### Task prompt
Among the entries below, copy only the span from the line containing "Rebuild this chart as a Python script, using seaborn" through the line containing "saturation=1, ax=ax, linewidth=0)". Do so exactly, and skip the pictures.

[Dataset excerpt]
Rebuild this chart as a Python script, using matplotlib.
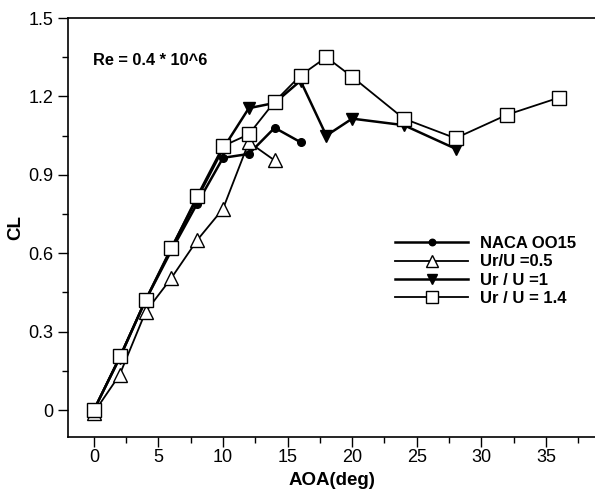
import matplotlib
matplotlib.use("Agg")
import matplotlib.pyplot as plt
from matplotlib.ticker import MultipleLocator

plt.rcParams['font.family'] = ['Liberation Sans', 'DejaVu Sans']

# data (AOA in deg, CL)
aoa_naca = [0, 2, 4, 6, 8, 10, 12, 14, 16]
cl_naca = [0.0, 0.20, 0.42, 0.61, 0.79, 0.965, 0.98, 1.08, 1.025]

aoa_05 = [0, 2, 4, 6, 8, 10, 12, 14]
cl_05 = [-0.01, 0.135, 0.375, 0.505, 0.65, 0.77, 1.025, 0.955]

aoa_10 = [0, 2, 4, 6, 8, 10, 12, 14, 16, 18, 20, 24, 28]
cl_10 = [0.0, 0.20, 0.42, 0.62, 0.81, 1.0, 1.155, 1.175, 1.26, 1.05, 1.115, 1.09, 1.0]

aoa_14 = [0, 2, 4, 6, 8, 10, 12, 14, 16, 18, 20, 24, 28, 32, 36]
cl_14 = [0.0, 0.205, 0.42, 0.62, 0.82, 1.01, 1.055, 1.18, 1.28, 1.35, 1.275, 1.115, 1.04, 1.13, 1.195]

labels = ['NACA OO15', 'Ur/U =0.5', 'Ur / U =1', 'Ur / U = 1.4']

fig = plt.figure(figsize=(5.95, 4.91), dpi=100)
ax = fig.add_axes([68/595, 1-437/491, 1-68/595, (437-18)/491])

ax.plot(aoa_naca, cl_naca, color='black', lw=1.8, marker='o', ms=5.5,
        mfc='black', mec='black', label=labels[0])
ax.plot(aoa_05, cl_05, color='black', lw=1.3, marker='^', ms=10,
        mfc='white', mec='black', mew=1.0, label=labels[1])
ax.plot(aoa_10, cl_10, color='black', lw=1.8, marker='v', ms=9,
        mfc='black', mec='black', label=labels[2])
ax.plot(aoa_14, cl_14, color='black', lw=1.3, marker='s', ms=9.5,
        mfc='white', mec='black', mew=1.0, label=labels[3])

ax.set_xlim(-2, 38.8)
ax.set_ylim(-0.103, 1.5)
ax.xaxis.set_major_locator(MultipleLocator(5))
ax.xaxis.set_minor_locator(MultipleLocator(2.5))
ax.yaxis.set_major_locator(MultipleLocator(0.3))
ax.yaxis.set_minor_locator(MultipleLocator(0.15))
ax.set_yticks([0, 0.3, 0.6, 0.9, 1.2, 1.5])
ax.set_yticklabels(['0', '0.3', '0.6', '0.9', '1.2', '1.5'])

ax.tick_params(which='both', direction='out', top=False, right=False, labelsize=13)
ax.tick_params(which='major', length=7, width=1)
ax.tick_params(which='minor', length=4, width=1)
ax.tick_params(axis='x', pad=2)

ax.spines['right'].set_visible(False)
for s in ['left', 'bottom', 'top']:
    ax.spines[s].set_linewidth(1.2)

ax.set_xlabel('AOA(deg)', fontsize=13.5, fontweight='bold')
ax.xaxis.set_label_coords(0.5, -0.083)
ax.set_ylabel('CL', fontsize=13.5, fontweight='bold')
ax.yaxis.set_label_coords(-0.083, 0.5)

ax.text(-0.1, 1.337, 'Re = 0.4 * 10^6', fontsize=11.8, fontweight='bold',
        va='center', ha='left')

fig.legend(loc='upper left', bbox_to_anchor=(395/595, 1-236/491), frameon=False,
           prop={'weight': 'bold', 'size': 12}, handlelength=4.4, handletextpad=0.72,
           labelspacing=0.2, borderpad=0, borderaxespad=0, markerscale=0.85)

fig.savefig('out.png', dpi=100)
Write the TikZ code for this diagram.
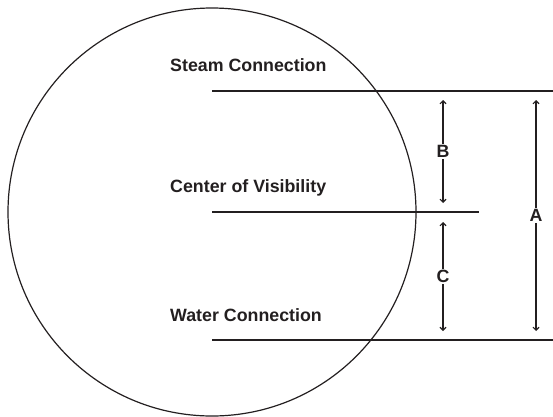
\documentclass[tikz,border=0pt]{standalone}
\usepackage{fontspec}
\setmainfont{Liberation Sans}
\usetikzlibrary{arrows.meta}
\definecolor{ink}{HTML}{231F20}
\begin{document}
\begin{tikzpicture}[x=1pt,y=-1pt,
  level/.style={draw=ink,line width=2pt},
  rim/.style={draw=ink,line width=1.2pt},
  dim/.style={draw=ink,line width=1.1pt,{Straight Barb[length=3pt,width=6pt]}-{Straight Barb[length=3pt,width=6pt]}},
  caption/.style={anchor=base west,inner sep=0pt,text=ink,font=\fontsize{17.8}{20}\selectfont\bfseries},
  dimlbl/.style={fill=white,inner sep=1.5pt,text=ink,font=\fontsize{17.8}{20}\selectfont\bfseries}]
\useasboundingbox (0,0) rectangle (553,416);
\draw[rim] (212,212) circle [radius=204];
% level lines
\coordinate (s1) at (212,91); \coordinate (s2) at (553,91);
\coordinate (c1) at (212,212);  \coordinate (c2) at (479,212);
\coordinate (w1) at (212,340);  \coordinate (w2) at (553,340);
\draw[level] (s1) -- (s2);
\draw[level] (c1) -- (c2);
\draw[level] (w1) -- (w2);
% captions
\node[caption] (steam) at (170,71) {Steam Connection};
\node[caption] (cov) at (170,192.5) {Center of Visibility};
\node[caption] (water) at (170,321) {Water Connection};
% dimensions
\coordinate (b1) at (443,100); \coordinate (b2) at (443,203);
\coordinate (cc1) at (443,222); \coordinate (cc2) at (443,331);
\coordinate (a1) at (536,100); \coordinate (a2) at (536,331);
\draw[dim] (b1) -- node[dimlbl] (lb) {B} (b2);
\draw[dim] (cc1) -- node[dimlbl] (lc) {C} (cc2);
\draw[dim] (a1) -- node[dimlbl] (la) {A} (a2);
\end{tikzpicture}
\end{document}
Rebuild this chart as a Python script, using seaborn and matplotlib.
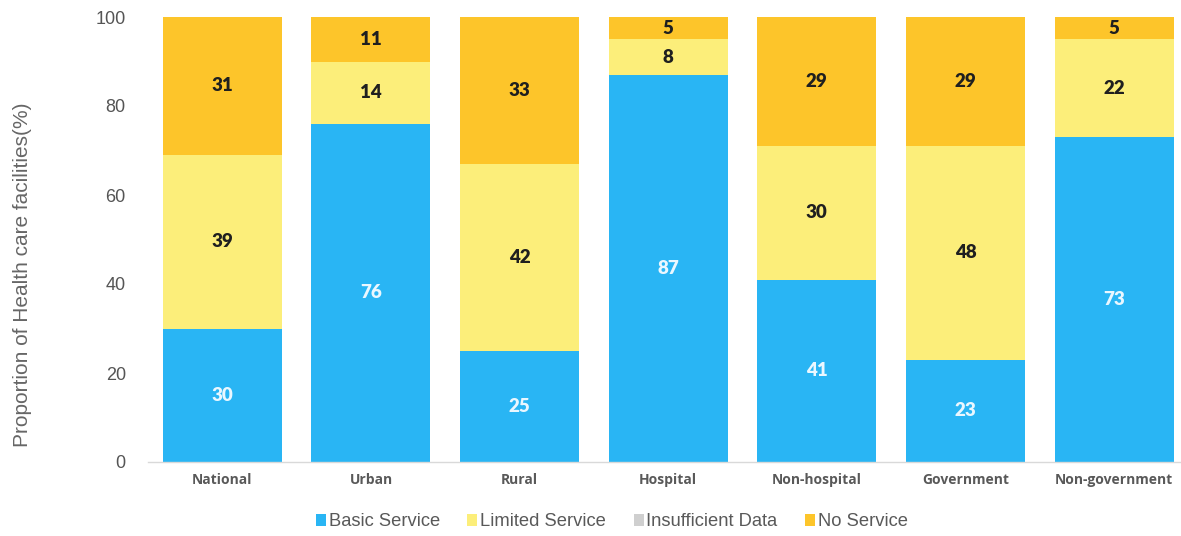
import matplotlib
matplotlib.use("Agg")
import matplotlib.pyplot as plt
import seaborn as sns
import pandas as pd
import numpy as np
from matplotlib.patches import Patch

categories = ["National", "Urban", "Rural", "Hospital", "Non-hospital", "Government", "Non-government"]
basic = [30, 76, 25, 87, 41, 23, 73]
limited = [39, 14, 42, 8, 30, 48, 22]
insufficient = [0, 0, 0, 0, 0, 0, 0]
no_service = [31, 11, 33, 5, 29, 29, 5]

series_names = ["Basic Service", "Limited Service", "Insufficient Data", "No Service"]
colors = ["#29B5F4", "#FCEE7A", "#CFCFCF", "#FDC52A"]

sns.set_theme(style="white")
plt.rcParams["font.family"] = ["Liberation Sans", "DejaVu Sans"]

df = pd.DataFrame({
    "category": categories,
    "basic": basic,
    "limited": limited,
    "insufficient": insufficient,
    "no_service": no_service,
})
df["c1"] = df["basic"]
df["c2"] = df["c1"] + df["limited"]
df["c3"] = df["c2"] + df["insufficient"]
df["c4"] = df["c3"] + df["no_service"]

fig = plt.figure(figsize=(11.81, 5.36), dpi=100)
ax = fig.add_axes([148 / 1181, 1 - 462 / 536, (1181 - 148) / 1181, (462 - 17) / 536])

# stacked bars: draw cumulative totals from the top segment down
for col, color in zip(["c4", "c3", "c2", "c1"], colors[::-1]):
    sns.barplot(data=df, x="category", y=col, color=color, width=0.8,
                saturation=1, ax=ax, linewidth=0)

ax.set_ylim(0, 100)
ax.set_xlim(-0.5, 6.45)
ax.set_yticks([0, 20, 40, 60, 80, 100])
ax.tick_params(axis="y", length=0, pad=16, labelsize=13, labelcolor="#555555")
ax.tick_params(axis="x", length=0, pad=8)
ax.set_xticks(range(len(categories)))
ax.set_xticklabels(categories, fontsize=10, fontweight="bold", color="#595959",
                   family=["Open Sans", "DejaVu Sans"])
ax.set_xlabel("")
ax.set_ylabel("Proportion of Health care facilities(%)", fontsize=15,
              color="#666666")
ax.yaxis.set_label_coords(-0.112, 0.42)

for s in ["top", "right", "left"]:
    ax.spines[s].set_visible(False)
ax.spines["bottom"].set_color("#D9D9D9")
ax.spines["bottom"].set_linewidth(1)

# segment value labels
label_font = ["Lato", "DejaVu Sans"]
for i in range(len(categories)):
    segs = [
        (0, df["c1"][i], basic[i], "#EAF7FF"),
        (df["c1"][i], df["c2"][i], limited[i], "#1F1F1F"),
        (df["c3"][i], min(df["c4"][i], 100), no_service[i], "#1F1F1F"),
    ]
    for lo, hi, val, tc in segs:
        if val > 0:
            ax.text(i, (lo + hi) / 2, f"{val}", ha="center", va="center",
                    fontsize=13.5, fontweight="heavy", color=tc, family=label_font)

handles = [Patch(facecolor=c, edgecolor="none") for c in colors]
fig.legend(handles, series_names, loc="center", bbox_to_anchor=(0.518, 1 - 522 / 536),
           ncol=4, frameon=False, fontsize=13.2, handlelength=0.55, handleheight=0.55,
           handletextpad=0.15, columnspacing=1.5, labelcolor="#595959")

fig.savefig("out.png", dpi=100)
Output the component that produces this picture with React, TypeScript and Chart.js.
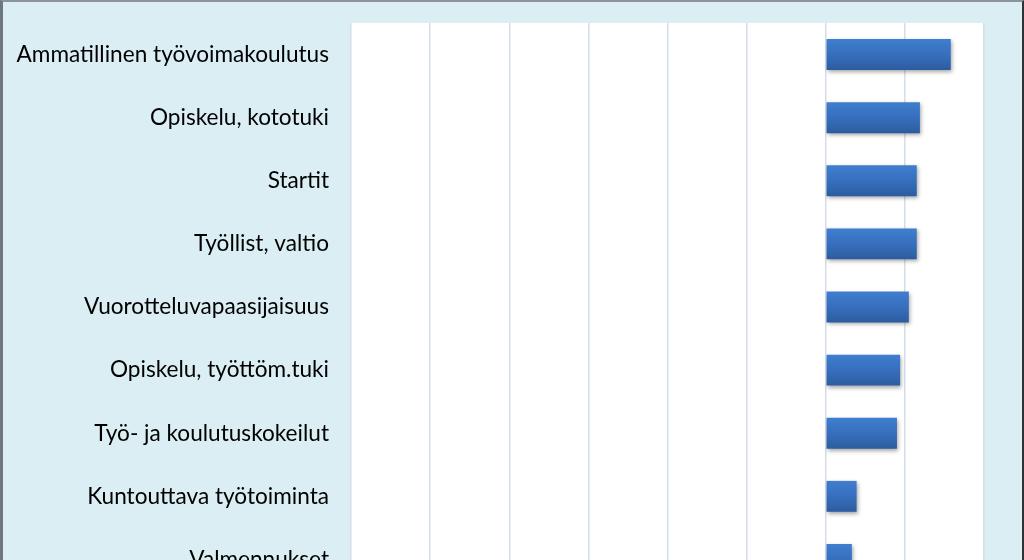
import { useEffect, useRef } from 'react'
import { Chart, registerables } from 'chart.js'
Chart.register(...registerables)

const LABELS = [
  'Ammatillinen työvoimakoulutus',
  'Opiskelu, kototuki',
  'Startit',
  'Työllist, valtio',
  'Vuorotteluvapaasijaisuus',
  'Opiskelu, työttöm.tuki',
  'Työ- ja koulutuskokeilut',
  'Kuntouttava työtoiminta',
  'Valmennukset',
]
const VALUES = [1580, 1190, 1150, 1150, 1050, 940, 900, 390, 330]
const X_MIN = -6000
const X_MAX = 2000
const X_STEP = 1000

const BAR_PCT = 0.49

export default function App() {
  const ref = useRef<HTMLCanvasElement>(null)

  useEffect(() => {
    document.body.style.margin = '0'
    document.body.style.overflow = 'hidden'
    if (!ref.current) return

    const plotBg = {
      id: 'plotBg',
      beforeDraw: (c: Chart) => {
        const { ctx, chartArea: a } = c
        ctx.save()
        ctx.fillStyle = '#ffffff'
        ctx.fillRect(a.left, a.top, a.right - a.left, a.bottom - a.top)
        ctx.restore()
      },
      beforeDatasetsDraw: (c: Chart) => {
        const ctx = c.ctx
        ctx.save()
        ctx.shadowColor = 'rgba(0,0,0,0.35)'
        ctx.shadowBlur = 4
        ctx.shadowOffsetX = 1
        ctx.shadowOffsetY = 2
      },
      afterDatasetsDraw: (c: Chart) => { c.ctx.restore() },
    }

    const chart = new Chart(ref.current, {
      type: 'bar',
      data: {
        labels: LABELS,
        datasets: [{
          data: VALUES,
          backgroundColor: (cx: any) => {
            const c = cx.chart
            const y = c.scales?.y
            if (!c.chartArea || !y) return '#3669b3'
            const mid = y.getPixelForValue(cx.dataIndex)
            const half = (y.height / LABELS.length) * BAR_PCT / 2
            const g = c.ctx.createLinearGradient(0, mid - half, 0, mid + half)
            g.addColorStop(0, '#3f7ecf')
            g.addColorStop(0.5, '#376fbd')
            g.addColorStop(1, '#2c5c9f')
            return g
          },
          borderWidth: 0,
          categoryPercentage: 1,
          barPercentage: BAR_PCT,
        }],
      },
      options: {
        indexAxis: 'y',
        responsive: false,
        animation: false,
        layout: { padding: { top: 21, right: 38, bottom: 11, left: 0 } },
        plugins: { legend: { display: false }, tooltip: { enabled: false } },
        scales: {
          x: {
            min: X_MIN, max: X_MAX,
            ticks: { display: false, stepSize: X_STEP },
            grid: { color: '#d3deea', lineWidth: 1.5, drawTicks: false },
            border: { display: false },
            afterFit: (s: any) => { s.height = 0; s.paddingLeft = 0; s.paddingRight = 0 },
          },
          y: {
            grid: { display: false, drawTicks: false },
            border: { display: false },
            ticks: { color: '#000', padding: 22, font: { family: 'Lato', size: 22.6 } },
            afterFit: (s: any) => { s.width = 348; s.paddingTop = 0; s.paddingBottom = 0 },
          },
        },
      },
      plugins: [plotBg],
    })
    return () => chart.destroy()
  }, [])

  return (
    <div style={{ width: 1024, height: 560, overflow: 'hidden', boxSizing: 'border-box', background: '#daeef3', borderTop: '2px solid #8a9499', borderLeft: '3px solid #6c787d', borderRight: '2px solid #2e3436' }}>
      <canvas ref={ref} width={1019} height={600} style={{ display: 'block' }} />
    </div>
  )
}
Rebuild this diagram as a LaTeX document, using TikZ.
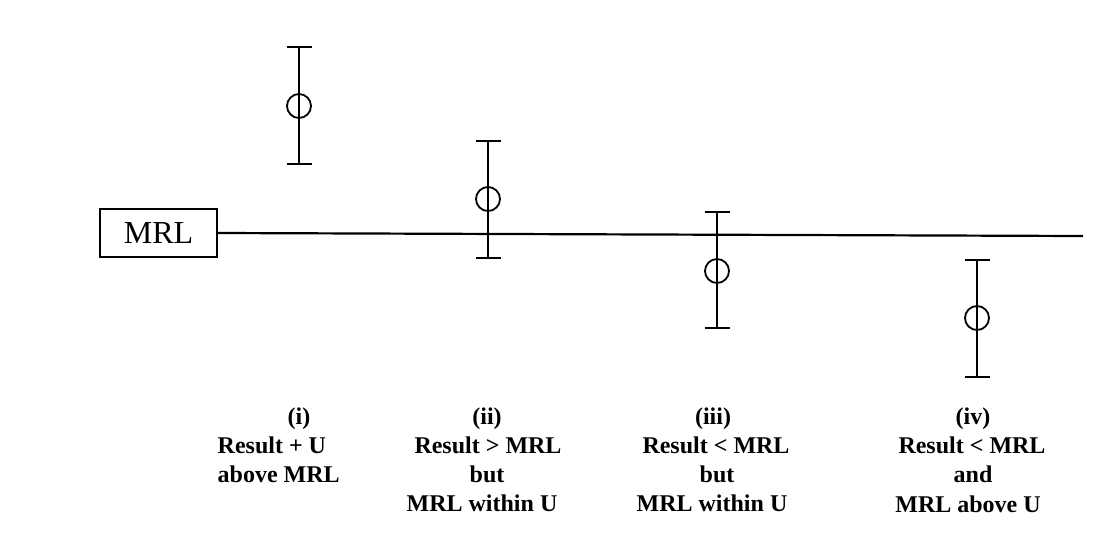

### Answer to this task
Rebuild this chart as a Python script, using seaborn and matplotlib.
import matplotlib
matplotlib.use("Agg")
import matplotlib.pyplot as plt
import seaborn as sns
import pandas as pd
import numpy as np
from matplotlib.patches import Patch

categories = ["National", "Urban", "Rural", "Hospital", "Non-hospital", "Government", "Non-government"]
basic = [30, 76, 25, 87, 41, 23, 73]
limited = [39, 14, 42, 8, 30, 48, 22]
insufficient = [0, 0, 0, 0, 0, 0, 0]
no_service = [31, 11, 33, 5, 29, 29, 5]

series_names = ["Basic Service", "Limited Service", "Insufficient Data", "No Service"]
colors = ["#29B5F4", "#FCEE7A", "#CFCFCF", "#FDC52A"]

sns.set_theme(style="white")
plt.rcParams["font.family"] = ["Liberation Sans", "DejaVu Sans"]

df = pd.DataFrame({
    "category": categories,
    "basic": basic,
    "limited": limited,
    "insufficient": insufficient,
    "no_service": no_service,
})
df["c1"] = df["basic"]
df["c2"] = df["c1"] + df["limited"]
df["c3"] = df["c2"] + df["insufficient"]
df["c4"] = df["c3"] + df["no_service"]

fig = plt.figure(figsize=(11.81, 5.36), dpi=100)
ax = fig.add_axes([148 / 1181, 1 - 462 / 536, (1181 - 148) / 1181, (462 - 17) / 536])

# stacked bars: draw cumulative totals from the top segment down
for col, color in zip(["c4", "c3", "c2", "c1"], colors[::-1]):
    sns.barplot(data=df, x="category", y=col, color=color, width=0.8,
                saturation=1, ax=ax, linewidth=0)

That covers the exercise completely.